====== PROVIDED ENTRIES ======

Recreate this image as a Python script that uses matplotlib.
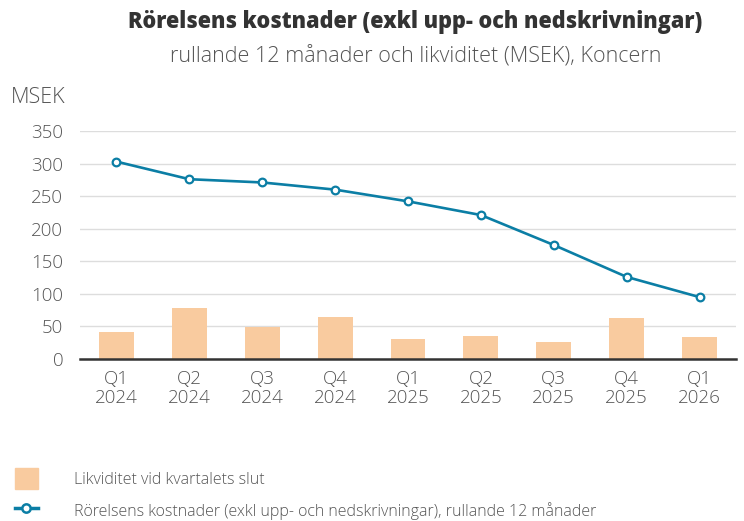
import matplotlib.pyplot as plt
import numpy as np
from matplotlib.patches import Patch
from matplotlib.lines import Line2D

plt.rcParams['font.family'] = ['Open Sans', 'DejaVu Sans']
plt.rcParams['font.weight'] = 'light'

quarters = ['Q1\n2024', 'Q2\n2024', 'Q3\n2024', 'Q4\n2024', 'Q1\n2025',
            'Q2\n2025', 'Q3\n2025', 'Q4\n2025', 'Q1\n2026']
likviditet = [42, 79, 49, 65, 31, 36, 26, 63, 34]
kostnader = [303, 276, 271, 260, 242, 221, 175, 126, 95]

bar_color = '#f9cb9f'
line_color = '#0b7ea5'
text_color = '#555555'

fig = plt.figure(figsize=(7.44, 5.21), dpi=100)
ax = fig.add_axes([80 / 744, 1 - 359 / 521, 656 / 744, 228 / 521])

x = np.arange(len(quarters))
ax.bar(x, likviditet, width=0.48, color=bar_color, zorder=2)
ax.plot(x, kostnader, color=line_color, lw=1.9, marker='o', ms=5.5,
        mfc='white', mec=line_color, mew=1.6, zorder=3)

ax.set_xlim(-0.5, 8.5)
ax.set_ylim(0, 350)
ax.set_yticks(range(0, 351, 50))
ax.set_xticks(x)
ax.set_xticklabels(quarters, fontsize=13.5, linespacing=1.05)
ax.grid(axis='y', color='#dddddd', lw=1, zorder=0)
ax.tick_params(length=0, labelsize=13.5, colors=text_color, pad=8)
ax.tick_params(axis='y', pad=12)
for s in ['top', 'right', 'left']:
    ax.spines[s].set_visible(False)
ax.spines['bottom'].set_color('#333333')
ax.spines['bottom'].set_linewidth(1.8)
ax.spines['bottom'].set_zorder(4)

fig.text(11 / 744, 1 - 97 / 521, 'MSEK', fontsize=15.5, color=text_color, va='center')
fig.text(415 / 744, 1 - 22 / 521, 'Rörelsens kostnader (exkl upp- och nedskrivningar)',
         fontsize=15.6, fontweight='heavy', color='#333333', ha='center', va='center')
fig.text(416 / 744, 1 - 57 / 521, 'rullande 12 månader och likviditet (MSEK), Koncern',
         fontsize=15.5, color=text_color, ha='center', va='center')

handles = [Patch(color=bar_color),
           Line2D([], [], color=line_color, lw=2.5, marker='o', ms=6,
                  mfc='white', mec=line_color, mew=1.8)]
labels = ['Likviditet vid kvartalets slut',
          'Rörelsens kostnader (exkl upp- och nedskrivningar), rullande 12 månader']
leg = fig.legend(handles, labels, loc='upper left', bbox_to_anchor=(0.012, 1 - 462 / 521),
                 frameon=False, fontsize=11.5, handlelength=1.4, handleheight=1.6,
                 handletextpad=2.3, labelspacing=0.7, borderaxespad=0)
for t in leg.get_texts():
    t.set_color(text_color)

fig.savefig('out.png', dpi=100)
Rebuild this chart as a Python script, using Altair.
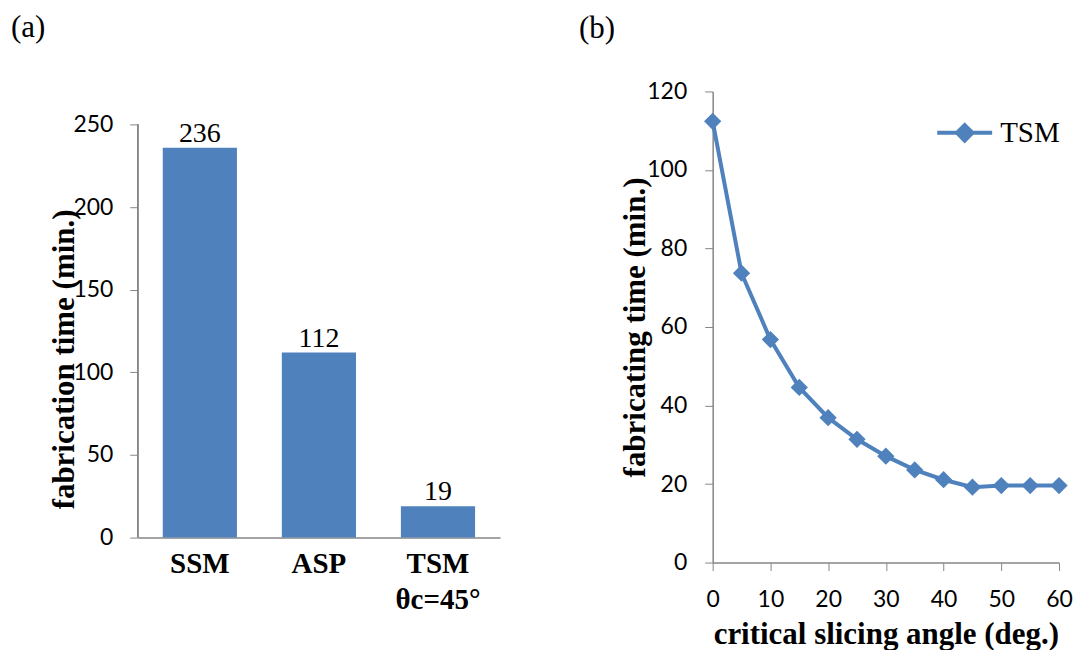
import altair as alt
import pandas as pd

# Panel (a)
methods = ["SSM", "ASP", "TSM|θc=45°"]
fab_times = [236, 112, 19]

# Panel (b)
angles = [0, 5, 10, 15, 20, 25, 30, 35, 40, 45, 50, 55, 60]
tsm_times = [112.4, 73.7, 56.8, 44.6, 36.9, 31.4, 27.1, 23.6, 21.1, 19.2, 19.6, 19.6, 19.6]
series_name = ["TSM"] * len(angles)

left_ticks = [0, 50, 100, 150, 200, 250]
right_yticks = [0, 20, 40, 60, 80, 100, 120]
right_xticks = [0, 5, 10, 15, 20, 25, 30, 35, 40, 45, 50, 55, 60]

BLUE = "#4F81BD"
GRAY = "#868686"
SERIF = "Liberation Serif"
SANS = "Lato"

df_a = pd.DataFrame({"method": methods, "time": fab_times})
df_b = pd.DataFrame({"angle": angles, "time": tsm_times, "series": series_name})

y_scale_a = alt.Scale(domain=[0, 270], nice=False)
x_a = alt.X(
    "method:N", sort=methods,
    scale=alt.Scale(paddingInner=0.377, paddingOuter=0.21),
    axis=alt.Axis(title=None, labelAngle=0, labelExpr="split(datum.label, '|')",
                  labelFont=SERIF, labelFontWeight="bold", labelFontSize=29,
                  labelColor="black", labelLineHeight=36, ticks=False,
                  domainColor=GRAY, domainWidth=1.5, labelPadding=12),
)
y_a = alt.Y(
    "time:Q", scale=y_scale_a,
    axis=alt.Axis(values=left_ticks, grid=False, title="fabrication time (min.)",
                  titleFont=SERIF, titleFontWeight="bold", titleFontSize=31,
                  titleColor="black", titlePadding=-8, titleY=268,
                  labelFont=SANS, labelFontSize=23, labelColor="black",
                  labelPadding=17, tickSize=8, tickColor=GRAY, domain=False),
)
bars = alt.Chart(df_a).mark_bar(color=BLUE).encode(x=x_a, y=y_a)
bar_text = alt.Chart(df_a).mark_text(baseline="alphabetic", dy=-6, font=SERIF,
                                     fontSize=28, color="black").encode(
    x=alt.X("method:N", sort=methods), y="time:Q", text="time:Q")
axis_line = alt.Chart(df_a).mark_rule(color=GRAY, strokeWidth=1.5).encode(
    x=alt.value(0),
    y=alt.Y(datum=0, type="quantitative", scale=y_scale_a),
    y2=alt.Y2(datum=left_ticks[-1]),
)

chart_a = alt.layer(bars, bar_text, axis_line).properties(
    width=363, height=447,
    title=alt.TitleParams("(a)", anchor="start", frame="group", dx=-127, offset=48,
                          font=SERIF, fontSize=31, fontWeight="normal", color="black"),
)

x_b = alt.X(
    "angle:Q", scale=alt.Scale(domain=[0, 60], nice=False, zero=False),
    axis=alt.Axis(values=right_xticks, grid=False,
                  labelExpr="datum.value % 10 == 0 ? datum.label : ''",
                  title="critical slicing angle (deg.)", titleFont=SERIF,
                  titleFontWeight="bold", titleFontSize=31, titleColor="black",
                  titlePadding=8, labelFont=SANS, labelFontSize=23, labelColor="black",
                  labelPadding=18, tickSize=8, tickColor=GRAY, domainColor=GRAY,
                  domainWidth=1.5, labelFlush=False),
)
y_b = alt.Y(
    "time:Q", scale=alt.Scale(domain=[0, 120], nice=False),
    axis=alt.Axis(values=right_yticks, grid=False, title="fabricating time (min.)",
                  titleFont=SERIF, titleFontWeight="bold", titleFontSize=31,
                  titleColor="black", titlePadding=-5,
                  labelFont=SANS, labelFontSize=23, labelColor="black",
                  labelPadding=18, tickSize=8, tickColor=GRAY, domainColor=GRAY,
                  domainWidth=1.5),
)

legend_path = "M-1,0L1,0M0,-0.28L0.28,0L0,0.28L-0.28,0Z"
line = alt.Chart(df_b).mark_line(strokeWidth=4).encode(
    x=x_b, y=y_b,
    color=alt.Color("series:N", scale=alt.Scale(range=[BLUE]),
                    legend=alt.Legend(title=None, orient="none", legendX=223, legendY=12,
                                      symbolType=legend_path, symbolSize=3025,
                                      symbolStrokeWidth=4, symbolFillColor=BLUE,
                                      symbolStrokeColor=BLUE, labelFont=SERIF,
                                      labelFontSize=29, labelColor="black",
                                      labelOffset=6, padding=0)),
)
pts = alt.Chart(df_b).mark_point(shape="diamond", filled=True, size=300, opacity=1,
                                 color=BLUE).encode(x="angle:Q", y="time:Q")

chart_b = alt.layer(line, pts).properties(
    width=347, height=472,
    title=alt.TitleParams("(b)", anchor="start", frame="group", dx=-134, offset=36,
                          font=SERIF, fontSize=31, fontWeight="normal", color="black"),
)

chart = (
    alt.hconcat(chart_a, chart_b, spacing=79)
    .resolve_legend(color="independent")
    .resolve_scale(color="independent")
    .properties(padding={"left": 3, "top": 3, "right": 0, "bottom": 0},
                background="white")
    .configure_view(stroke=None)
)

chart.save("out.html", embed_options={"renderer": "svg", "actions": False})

======

**TASK TO CARRY OUT**
Go from the first line of the listing to the line holding "text_color = '#555555'" and, please, transcribe those lines exactly, both included, with no pictures.

**FINAL RESULT**
Recreate this image as a Python script that uses matplotlib.
import matplotlib.pyplot as plt
import numpy as np
from matplotlib.patches import Patch
from matplotlib.lines import Line2D

plt.rcParams['font.family'] = ['Open Sans', 'DejaVu Sans']
plt.rcParams['font.weight'] = 'light'

quarters = ['Q1\n2024', 'Q2\n2024', 'Q3\n2024', 'Q4\n2024', 'Q1\n2025',
            'Q2\n2025', 'Q3\n2025', 'Q4\n2025', 'Q1\n2026']
likviditet = [42, 79, 49, 65, 31, 36, 26, 63, 34]
kostnader = [303, 276, 271, 260, 242, 221, 175, 126, 95]

bar_color = '#f9cb9f'
line_color = '#0b7ea5'
text_color = '#555555'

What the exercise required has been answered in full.